The main points to check are that it connects to your PC conveniently (can be USB or “keyboard wedge” which means it connects in line with the keyboard, which is useful with older computers), and that it scans the barcode type that you are using.

It is a good idea to test some ‘used’ barcodes if you have any, to see whether the scanner can read scuffed or slightly wrinkled ones successfully. Most scanners are capable of reading several barcode types - there are many, and the specification should list the ones it can read. You may need to adjust settings slightly, such as prefix and suffix characters, or whether you want to send an ‘enter’ character or not.

One more tip - some can be set ‘always on’ and may come with a stand, some have triggers under the handle, some have buttons on top, some are held like a pen. Think about the staff working with the hardware before choosing, as a button in the wrong place can be very awkward to use.


Printers used by Koha libraries

General rule of thumb here is that if you can print with the printer from your browser, it will work with Koha.

  • POS-X receipt printer

  • Star Micronics printer (exact model unknown) with a generic/plain text driver.
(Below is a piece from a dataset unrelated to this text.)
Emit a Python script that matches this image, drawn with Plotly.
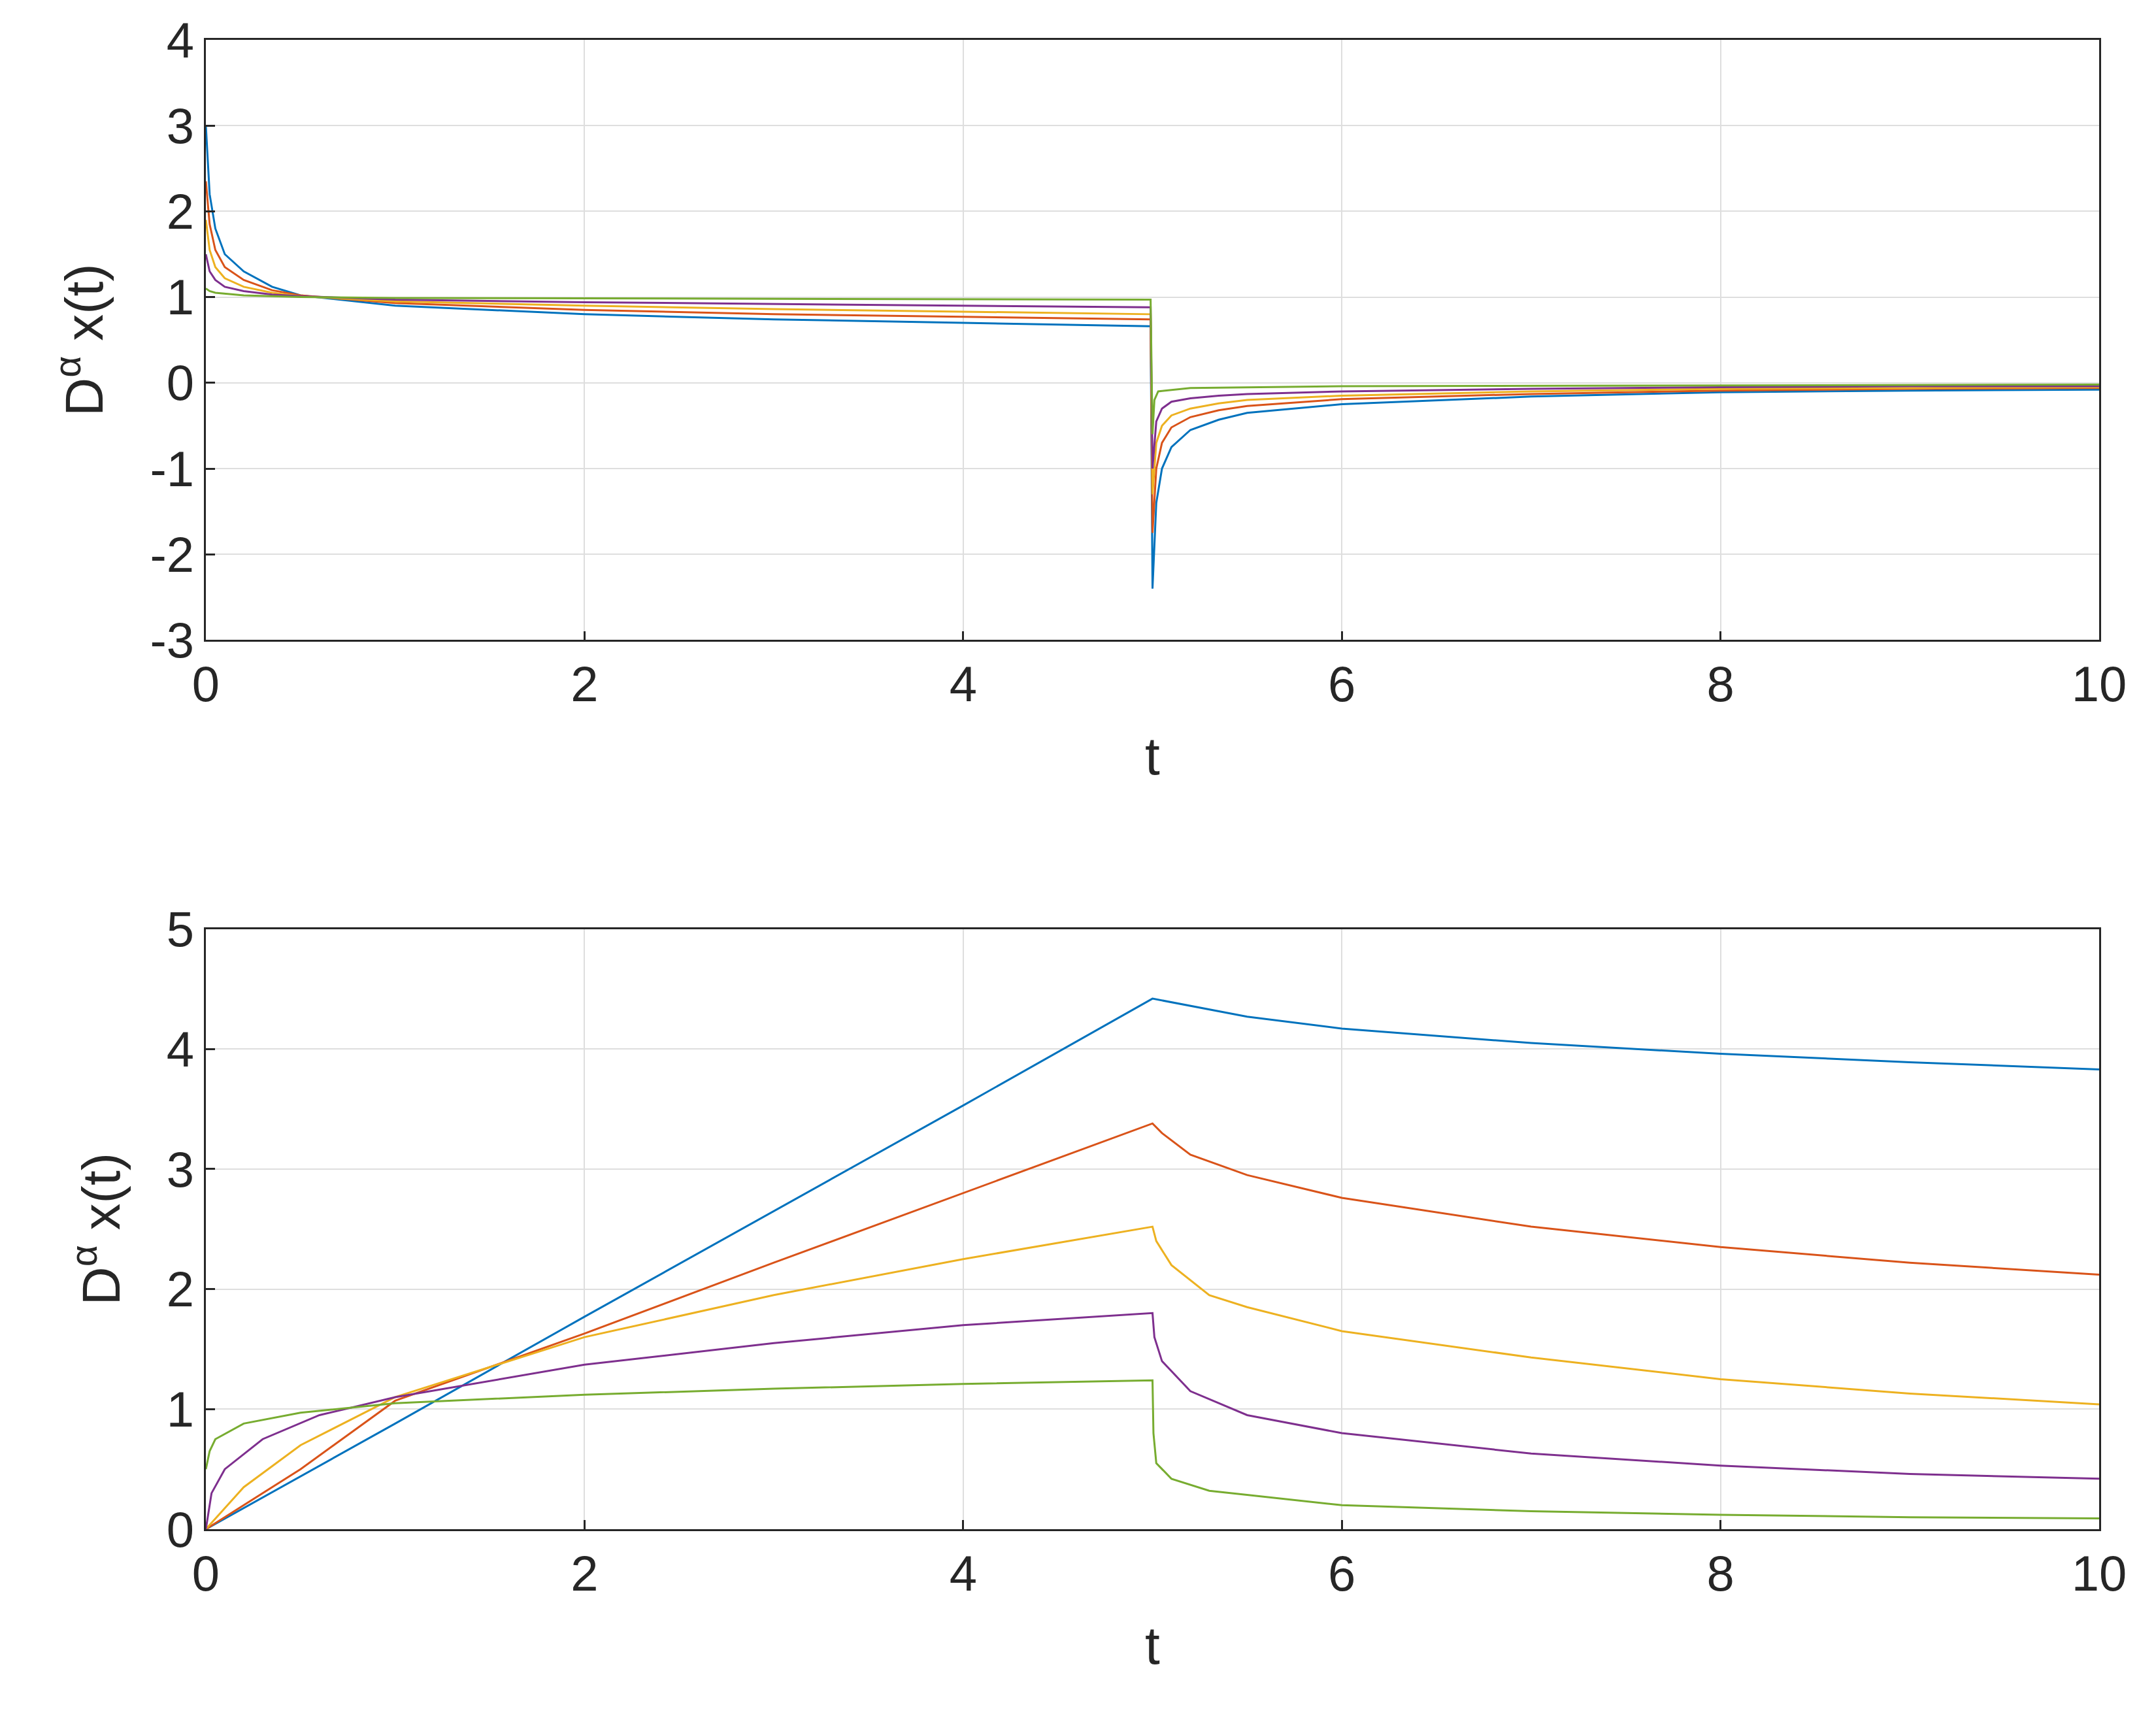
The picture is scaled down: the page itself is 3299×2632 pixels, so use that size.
import plotly.graph_objects as go
from plotly.subplots import make_subplots

colors = ["#0072BD", "#D95319", "#EDB120", "#7E2F8E", "#77AC30"]

# Top panel
top_t = [
    [0, 0.02, 0.05, 0.1, 0.2, 0.35, 0.5, 1, 2, 3, 4, 4.99, 5.0, 5.02, 5.05, 5.1, 5.2, 5.35, 5.5, 6, 7, 8, 9, 10],
    [0, 0.02, 0.05, 0.1, 0.2, 0.35, 0.5, 1, 2, 3, 4, 4.99, 5.0, 5.02, 5.05, 5.1, 5.2, 5.35, 5.5, 6, 7, 8, 9, 10],
    [0, 0.02, 0.05, 0.1, 0.2, 0.35, 0.5, 1, 2, 3, 4, 4.99, 5.0, 5.02, 5.05, 5.1, 5.2, 5.35, 5.5, 6, 7, 8, 9, 10],
    [0, 0.02, 0.05, 0.1, 0.2, 0.35, 0.5, 1, 2, 3, 4, 4.99, 5.0, 5.02, 5.05, 5.1, 5.2, 5.35, 5.5, 6, 7, 8, 9, 10],
    [0, 0.02, 0.05, 0.2, 0.5, 1, 3, 4.99, 5.0, 5.01, 5.03, 5.2, 6, 10],
]
top_y = [
    [3.0, 2.2, 1.8, 1.5, 1.3, 1.12, 1.02, 0.9, 0.8, 0.74, 0.7, 0.66, -2.4, -1.4, -1.0, -0.75, -0.55, -0.43, -0.35, -0.25, -0.16, -0.11, -0.09, -0.08],
    [2.35, 1.85, 1.55, 1.35, 1.2, 1.08, 1.02, 0.93, 0.85, 0.8, 0.77, 0.74, -1.75, -1.0, -0.7, -0.52, -0.4, -0.32, -0.27, -0.19, -0.13, -0.09, -0.07, -0.06],
    [1.9, 1.55, 1.35, 1.22, 1.12, 1.05, 1.01, 0.95, 0.9, 0.86, 0.83, 0.8, -1.3, -0.7, -0.5, -0.38, -0.3, -0.24, -0.2, -0.15, -0.1, -0.07, -0.06, -0.05],
    [1.5, 1.3, 1.2, 1.12, 1.07, 1.03, 1.01, 0.97, 0.94, 0.92, 0.9, 0.88, -1.0, -0.45, -0.3, -0.22, -0.18, -0.15, -0.13, -0.1, -0.07, -0.05, -0.04, -0.04],
    [1.1, 1.07, 1.05, 1.02, 1.0, 0.99, 0.98, 0.97, -0.6, -0.2, -0.1, -0.06, -0.04, -0.02],
]

# Bottom panel
bot_t = [
    [0, 1, 2, 3, 4, 5, 5.5, 6, 7, 8, 9, 10],
    [0, 0.5, 1, 2, 3, 4, 5, 5.05, 5.2, 5.5, 6, 7, 8, 9, 10],
    [0, 0.2, 0.5, 1, 2, 3, 4, 5, 5.02, 5.1, 5.3, 5.5, 6, 7, 8, 9, 10],
    [0, 0.03, 0.1, 0.3, 0.6, 1, 2, 3, 4, 5, 5.01, 5.05, 5.2, 5.5, 6, 7, 8, 9, 10],
    [0, 0.02, 0.05, 0.2, 0.5, 1, 2, 3, 4, 5, 5.005, 5.02, 5.1, 5.3, 6, 7, 8, 9, 10],
]
bot_y = [
    [0, 0.88, 1.77, 2.65, 3.53, 4.42, 4.27, 4.17, 4.05, 3.96, 3.89, 3.83],
    [0, 0.5, 1.07, 1.63, 2.22, 2.8, 3.38, 3.3, 3.12, 2.95, 2.76, 2.52, 2.35, 2.22, 2.12],
    [0, 0.35, 0.7, 1.1, 1.6, 1.95, 2.25, 2.52, 2.4, 2.2, 1.95, 1.85, 1.65, 1.43, 1.25, 1.13, 1.04],
    [0, 0.3, 0.5, 0.75, 0.95, 1.1, 1.37, 1.55, 1.7, 1.8, 1.6, 1.4, 1.15, 0.95, 0.8, 0.63, 0.53, 0.46, 0.42],
    [0.5, 0.65, 0.75, 0.88, 0.97, 1.05, 1.12, 1.17, 1.21, 1.24, 0.8, 0.55, 0.42, 0.32, 0.2, 0.15, 0.12, 0.1, 0.09],
]

x_ticks = [0, 2, 4, 6, 8, 10]
top_ticks = [-3, -2, -1, 0, 1, 2, 3, 4]
top_ticklabels = ["-3", "-2", "-1", "0", "1", "2", "3", "4"]
bot_ticks = [0, 1, 2, 3, 4, 5]

fig = make_subplots(rows=2, cols=1, vertical_spacing=0.194)
for i in range(5):
    fig.add_trace(go.Scatter(x=top_t[i], y=top_y[i], mode="lines",
                             line=dict(color=colors[i], width=3), showlegend=False), row=1, col=1)
    fig.add_trace(go.Scatter(x=bot_t[i], y=bot_y[i], mode="lines",
                             line=dict(color=colors[i], width=3), showlegend=False), row=2, col=1)

font = dict(family="Liberation Sans, Arial", size=76, color="#262626")
axstyle = dict(showline=True, linecolor="#262626", linewidth=2.5, mirror=True, ticks="inside",
               ticklen=14, tickwidth=2.5, tickcolor="#262626", showgrid=True, gridcolor="#dedede",
               gridwidth=2, zeroline=False, tickfont=font)
for r in (1, 2):
    fig.update_xaxes(range=[0, 10], tickvals=x_ticks, ticktext=[str(v) for v in x_ticks],
                     title=dict(text="t", font=dict(size=82, color="#262626"), standoff=40),
                     **axstyle, row=r, col=1)
fig.update_yaxes(range=[-3, 4], tickvals=top_ticks, ticktext=top_ticklabels, row=1, col=1, **axstyle,
                 title=dict(text="D<sup>α</sup> x(t)", font=dict(size=82, color="#262626"), standoff=45))
fig.update_yaxes(range=[0, 5], tickvals=bot_ticks, ticktext=[str(v) for v in bot_ticks], row=2, col=1, **axstyle,
                 title=dict(text="D<sup>α</sup> x(t)", font=dict(size=82, color="#262626"), standoff=45))
fig.update_layout(width=3299, height=2632, plot_bgcolor="white", paper_bgcolor="white",
                  margin=dict(l=307, r=95, t=53, b=300), font=font)
fig.write_html("out.html")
  • Star SP2000 (Nelsonville)

  • Star TSP-100 futurePRINT (Geauga)

    • “I know there have been a lot of questions on receipt printers so I thought I’d pass on my findings. We have been testing the Star TSP-100 futurePRINT. I found this print to be VERY easy to configure for Koha. I was even able to customize the print job by adding our system logo (a .gif) to the top of every receipt. Also with a bitmap created in Paint was able to add a message at the bottom of each receipt with the contact information, hours and website for the library that the materials were checked out at.”

  • Epson TM 88 IIIP thermal receipt printers

  • Epson TM-T88IV

  • 1x1 labels using a Dymolabelwriter printer

Braille support

Question: Are there any braille embossers or printers which have inbuilt braille converters and are accessible within the UNIX environment?

Answer: You may want to look into BRLTTY.